> _BRIEF_
Write out again, word for word, the lines below from the line that holds "Generate a web" through the line that holds "CJK SC', 'Liberation", omitting pictures.

Dataset items
## start

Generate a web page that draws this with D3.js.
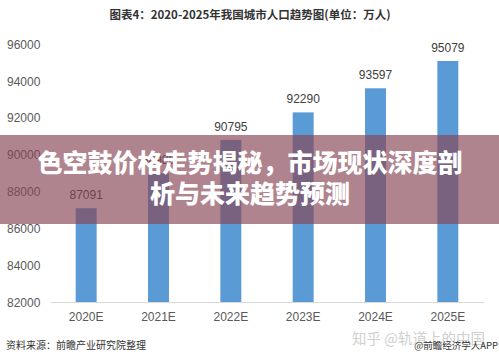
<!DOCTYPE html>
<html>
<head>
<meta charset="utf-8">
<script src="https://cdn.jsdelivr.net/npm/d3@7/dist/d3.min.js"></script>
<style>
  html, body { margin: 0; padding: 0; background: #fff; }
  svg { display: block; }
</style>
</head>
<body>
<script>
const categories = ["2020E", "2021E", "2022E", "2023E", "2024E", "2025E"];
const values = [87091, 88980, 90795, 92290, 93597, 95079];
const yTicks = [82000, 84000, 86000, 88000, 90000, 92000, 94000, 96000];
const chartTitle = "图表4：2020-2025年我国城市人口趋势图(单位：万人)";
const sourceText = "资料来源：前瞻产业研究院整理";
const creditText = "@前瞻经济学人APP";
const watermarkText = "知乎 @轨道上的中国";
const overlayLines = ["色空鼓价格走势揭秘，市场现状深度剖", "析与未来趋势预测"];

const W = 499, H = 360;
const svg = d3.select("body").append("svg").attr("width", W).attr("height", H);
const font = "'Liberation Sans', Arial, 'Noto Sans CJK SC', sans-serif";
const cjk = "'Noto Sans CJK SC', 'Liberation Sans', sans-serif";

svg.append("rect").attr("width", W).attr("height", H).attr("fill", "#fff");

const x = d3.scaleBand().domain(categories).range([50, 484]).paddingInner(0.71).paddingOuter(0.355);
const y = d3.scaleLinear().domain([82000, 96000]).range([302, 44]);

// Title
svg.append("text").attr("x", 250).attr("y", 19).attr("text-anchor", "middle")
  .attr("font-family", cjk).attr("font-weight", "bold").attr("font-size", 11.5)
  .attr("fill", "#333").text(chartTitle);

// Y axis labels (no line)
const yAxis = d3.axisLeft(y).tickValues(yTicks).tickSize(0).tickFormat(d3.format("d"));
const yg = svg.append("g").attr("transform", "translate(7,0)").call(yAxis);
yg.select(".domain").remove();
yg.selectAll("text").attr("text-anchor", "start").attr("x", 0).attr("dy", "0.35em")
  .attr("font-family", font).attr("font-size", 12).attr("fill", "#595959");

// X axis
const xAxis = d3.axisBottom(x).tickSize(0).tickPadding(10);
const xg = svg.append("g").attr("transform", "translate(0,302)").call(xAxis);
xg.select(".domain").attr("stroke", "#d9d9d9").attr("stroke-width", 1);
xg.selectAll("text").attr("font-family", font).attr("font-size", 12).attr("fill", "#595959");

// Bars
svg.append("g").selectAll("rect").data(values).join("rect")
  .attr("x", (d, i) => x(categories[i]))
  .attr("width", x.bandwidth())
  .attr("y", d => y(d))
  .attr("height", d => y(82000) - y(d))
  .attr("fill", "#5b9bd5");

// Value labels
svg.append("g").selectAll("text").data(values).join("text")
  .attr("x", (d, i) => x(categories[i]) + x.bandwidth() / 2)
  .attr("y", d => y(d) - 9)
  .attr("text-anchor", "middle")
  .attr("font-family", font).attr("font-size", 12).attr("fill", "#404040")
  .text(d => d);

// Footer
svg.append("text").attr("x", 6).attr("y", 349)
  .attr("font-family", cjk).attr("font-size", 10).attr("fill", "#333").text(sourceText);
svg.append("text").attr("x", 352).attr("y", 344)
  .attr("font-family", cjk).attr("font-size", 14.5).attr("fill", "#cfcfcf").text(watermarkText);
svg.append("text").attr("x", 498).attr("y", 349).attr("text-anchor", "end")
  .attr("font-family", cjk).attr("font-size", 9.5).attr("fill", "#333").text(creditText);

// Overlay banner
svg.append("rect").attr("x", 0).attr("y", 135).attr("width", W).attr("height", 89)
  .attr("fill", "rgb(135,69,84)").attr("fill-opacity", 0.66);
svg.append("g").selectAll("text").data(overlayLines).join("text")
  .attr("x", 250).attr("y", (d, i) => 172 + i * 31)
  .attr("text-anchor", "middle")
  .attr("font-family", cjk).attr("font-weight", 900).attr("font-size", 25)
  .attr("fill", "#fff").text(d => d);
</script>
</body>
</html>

## end
## start

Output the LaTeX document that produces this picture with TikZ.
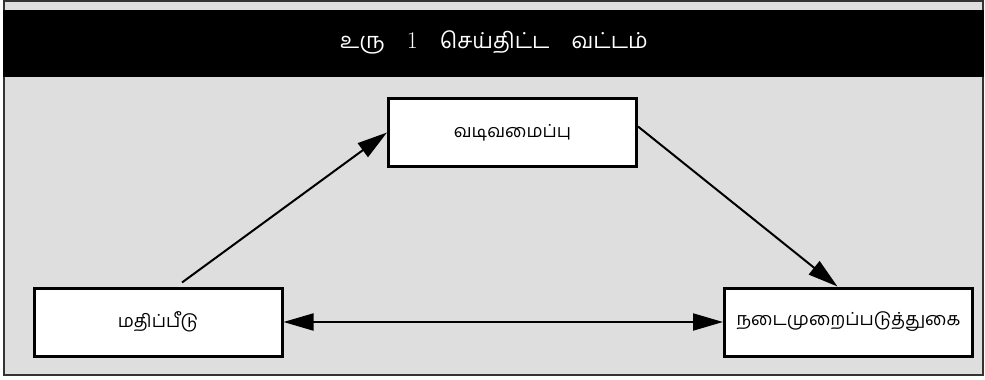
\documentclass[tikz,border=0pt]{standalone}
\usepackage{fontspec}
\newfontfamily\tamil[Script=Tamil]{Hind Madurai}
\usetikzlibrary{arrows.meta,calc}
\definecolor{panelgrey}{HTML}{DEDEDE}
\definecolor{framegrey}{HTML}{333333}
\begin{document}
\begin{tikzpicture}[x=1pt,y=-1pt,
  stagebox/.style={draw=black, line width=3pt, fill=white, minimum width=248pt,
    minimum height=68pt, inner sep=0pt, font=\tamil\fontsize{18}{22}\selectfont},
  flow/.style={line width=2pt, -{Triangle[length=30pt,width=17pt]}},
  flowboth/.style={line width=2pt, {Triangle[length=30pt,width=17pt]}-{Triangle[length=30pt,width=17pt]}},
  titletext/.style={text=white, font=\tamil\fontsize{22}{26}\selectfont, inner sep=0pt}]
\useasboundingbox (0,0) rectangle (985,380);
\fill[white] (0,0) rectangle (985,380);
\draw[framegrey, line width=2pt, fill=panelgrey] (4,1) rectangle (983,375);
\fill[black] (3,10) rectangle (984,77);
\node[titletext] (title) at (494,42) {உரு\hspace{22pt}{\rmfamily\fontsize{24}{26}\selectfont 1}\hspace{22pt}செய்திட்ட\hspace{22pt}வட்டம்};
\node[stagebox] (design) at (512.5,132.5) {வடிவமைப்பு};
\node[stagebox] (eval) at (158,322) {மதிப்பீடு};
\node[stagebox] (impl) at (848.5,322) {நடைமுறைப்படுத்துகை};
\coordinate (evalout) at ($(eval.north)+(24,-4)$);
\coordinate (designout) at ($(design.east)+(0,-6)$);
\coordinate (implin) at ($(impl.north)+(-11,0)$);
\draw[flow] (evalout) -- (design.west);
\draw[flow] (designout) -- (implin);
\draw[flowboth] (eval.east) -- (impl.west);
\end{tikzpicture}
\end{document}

## end

> _OUTPUT FOR THIS EXERCISE_
Generate a web page that draws this with D3.js.
<!DOCTYPE html>
<html>
<head>
<meta charset="utf-8">
<script src="https://cdn.jsdelivr.net/npm/d3@7/dist/d3.min.js"></script>
<style>
  html, body { margin: 0; padding: 0; background: #fff; }
  svg { display: block; }
</style>
</head>
<body>
<script>
const categories = ["2020E", "2021E", "2022E", "2023E", "2024E", "2025E"];
const values = [87091, 88980, 90795, 92290, 93597, 95079];
const yTicks = [82000, 84000, 86000, 88000, 90000, 92000, 94000, 96000];
const chartTitle = "图表4：2020-2025年我国城市人口趋势图(单位：万人)";
const sourceText = "资料来源：前瞻产业研究院整理";
const creditText = "@前瞻经济学人APP";
const watermarkText = "知乎 @轨道上的中国";
const overlayLines = ["色空鼓价格走势揭秘，市场现状深度剖", "析与未来趋势预测"];

const W = 499, H = 360;
const svg = d3.select("body").append("svg").attr("width", W).attr("height", H);
const font = "'Liberation Sans', Arial, 'Noto Sans CJK SC', sans-serif";
const cjk = "'Noto Sans CJK SC', 'Liberation Sans', sans-serif";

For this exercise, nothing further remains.